I think I’m really going to miss the ability for us to hold both really nuanced and emotional conversations while still doing the work. Still being able to authentically bring ourselves and to give people the space to be fully who they are, and respecting that too, while also not having that get in the way. While also being able to move forward.

I think, in professional spaces, especially professional spaces that subscribe to white supremacy, this idea that you can’t be both a full person and do your work is just so constricting. The way that we do our work together, and who our volunteers are and how they do the work and hold spaces for other people, actually makes us better at our jobs. It makes our relationships stronger, it also makes us more resilient. It also makes us able to come work, time and time again, because this work is not easy—it takes a lot of heart, and sometimes it is heartbreaking.

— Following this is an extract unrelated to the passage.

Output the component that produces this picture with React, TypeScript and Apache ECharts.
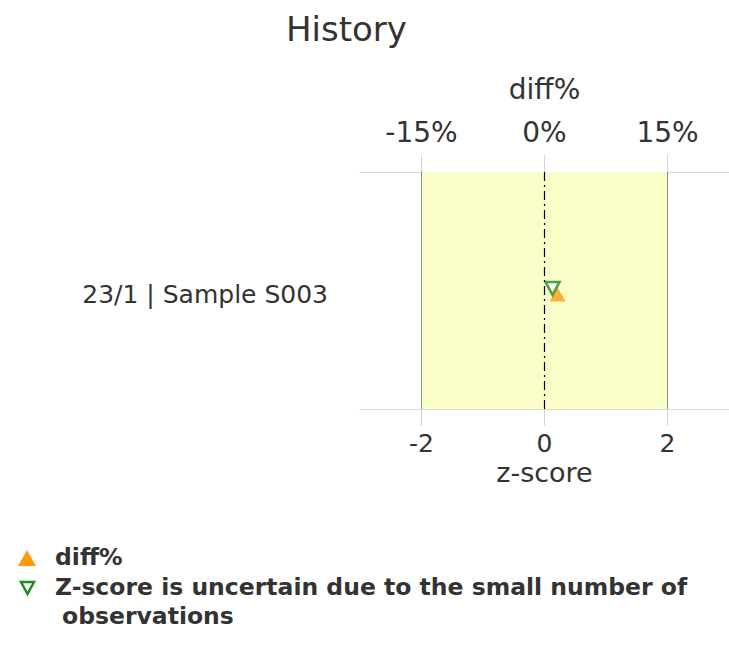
import React, { useEffect, useRef } from "react";
import * as echarts from "echarts";

const categories = ["23/1 | Sample S003"];
const diffPercent = [1.6];
const zScoreUncertain = [0.13];
const zTicks = [-2, 0, 2];
const diffTicks = [-15, 0, 15];
const zRange = [-3, 3];
const diffRange = [-22.5, 22.5];
const acceptBand = [-2, 2];
const legendNames = ["diff%", "Z-score is uncertain due to the small number of", "observations"];

const FONT = "DejaVu Sans";
const TXT = "#333333";
const ORANGE = "#FF9A0A";
const GREEN = "#1E8C1E";

export default function App() {
  const ref = useRef<HTMLDivElement>(null);
  useEffect(() => {
    if (!ref.current) return;
    const chart = echarts.init(ref.current, null, { renderer: "svg" });
    const option: any = {
      animation: false,
      backgroundColor: "#ffffff",
      textStyle: { fontFamily: FONT },
      title: {
        text: "History",
        left: 286,
        top: 12,
        padding: 0,
        textStyle: { fontFamily: FONT, fontSize: 34, fontWeight: "normal", color: TXT },
      },
      grid: { left: 360, right: 0, top: 172, bottom: 237, containLabel: false },
      xAxis: [
        {
          type: "value",
          position: "bottom",
          min: zRange[0],
          max: zRange[1],
          name: "z-score",
          nameLocation: "middle",
          nameGap: 49.5,
          nameTextStyle: { fontFamily: FONT, fontSize: 27, lineHeight: 27, color: TXT },
          axisLine: { show: true, onZero: false, lineStyle: { color: "#D8D8D8", width: 1 } },
          axisTick: { show: true, customValues: zTicks, length: 17, lineStyle: { color: "#C9D7E8", width: 1 } },
          axisLabel: { customValues: zTicks, fontFamily: FONT, fontSize: 25, lineHeight: 25, color: TXT, margin: 21.5 },
          splitLine: { show: false },
        },
        {
          type: "value",
          position: "top",
          min: diffRange[0],
          max: diffRange[1],
          name: "diff%",
          nameLocation: "middle",
          nameGap: 69,
          nameTextStyle: { fontFamily: FONT, fontSize: 28, color: TXT },
          axisLine: { show: true, onZero: false, lineStyle: { color: "#D8D8D8", width: 1 } },
          axisTick: { show: true, customValues: diffTicks, length: 17, lineStyle: { color: "#C9D7E8", width: 1 } },
          axisLabel: {
            customValues: diffTicks,
            fontFamily: FONT,
            fontSize: 28,
            color: TXT,
            margin: 26,
            formatter: (v: number) => `${v}%`,
          },
          splitLine: { show: false },
        },
      ],
      yAxis: {
        type: "category",
        data: categories,
        axisLine: { show: false },
        axisTick: { show: false },
        axisLabel: {
          fontFamily: FONT,
          fontSize: 25,
          color: TXT,
          margin: 32,
          formatter: (v: string) => `{a|${v}}`,
          rich: { a: { fontFamily: FONT, fontSize: 25, color: TXT, padding: [7, 0, 0, 0] } },
        },
        splitLine: { show: false },
      },
      series: [
        {
          name: "band",
          type: "scatter",
          xAxisIndex: 0,
          data: [],
          silent: true,
          markArea: {
            silent: true,
            itemStyle: { color: "#FAFDC8" },
            data: [[{ xAxis: acceptBand[0] }, { xAxis: acceptBand[1] }]],
          },
          markLine: {
            silent: true,
            symbol: "none",
            label: { show: false },
            data: [
              { xAxis: acceptBand[0], lineStyle: { color: "#8C8C8C", width: 1, type: "solid" } },
              { xAxis: acceptBand[1], lineStyle: { color: "#8C8C8C", width: 1, type: "solid" } },
              { xAxis: 0, lineStyle: { color: "#000000", width: 1.2, type: [9, 4, 2, 4] } },
            ],
          },
        },
        {
          name: legendNames[0],
          type: "scatter",
          xAxisIndex: 1,
          symbol: "triangle",
          symbolSize: [16, 14],
          symbolOffset: [0, 4],
          itemStyle: { color: ORANGE },
          data: diffPercent.map((v, i) => [v, categories[i]]),
        },
        {
          name: legendNames[1],
          type: "scatter",
          xAxisIndex: 0,
          symbol: "triangle",
          symbolRotate: 180,
          symbolSize: [14, 13],
          symbolOffset: [0, -2],
          itemStyle: { color: "#ffffff", borderColor: GREEN, borderWidth: 2.5 },
          data: zScoreUncertain.map((v, i) => [v, categories[i]]),
        },
      ],
      graphic: [
        {
          type: "polygon",
          shape: { points: [[27, 550], [36, 566], [18, 566]] },
          style: { fill: ORANGE },
        },
        {
          type: "text",
          left: 55,
          top: 545,
          style: { text: legendNames[0], font: `bold 23.5px "${FONT}"`, fill: TXT },
        },
        {
          type: "polygon",
          shape: { points: [[21, 582], [34, 582], [27.5, 594]] },
          style: { fill: "#ffffff", stroke: GREEN, lineWidth: 2.5 },
        },
        {
          type: "text",
          left: 55,
          top: 575,
          style: { text: legendNames[1], font: `bold 23.5px "${FONT}"`, fill: TXT },
        },
        {
          type: "text",
          left: 62,
          top: 604,
          style: { text: legendNames[2], font: `bold 23.5px "${FONT}"`, fill: TXT },
        },
      ],
    };
    chart.setOption(option);
    return () => chart.dispose();
  }, []);
  return <div ref={ref} style={{ position: "fixed", left: 0, top: 0, width: 729, height: 646 }} />;
}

And so I think the culture of Write Around Portland is something I’m going to miss the most, and, of course, the culture is created by the people, and so I guess in longhand–shorthand, it’s the people that I’m really going to miss—everyone—the people who make Write Around Portland who we are. But luckily, because you all have also helped make me, I will hopefully be able to bring that to other places wherever I go.

Anything else you would like to share?

This was completely unexpected. I wasn’t thinking that I was going to move, didn’t know I was going to fall in love—definitely didn’t know I was going to get married (laughter). But I think at this point in my life I do feel ready—that this door is opening, and I feel fully excited to start this new chapter, even though I’m so sad to leave something that I wouldn’t have left if this opportunity didn’t come, if I didn’t fall in love with my neighbor. But he’s so amazing and he’s totally Write Around Portland worthy (laughter)!

We will deeply miss Jenny, and we are also happy for her new adventure! To say farewell to Jenny, you can email jchu@writearound.org or mail the Write Around Portland office (133 SW 2nd Ave #304; Portland, OR 97204). Our heartfelt thanks to Jenny for her years of dedicated service to Write Around Portland and for always bringing her full self to this work.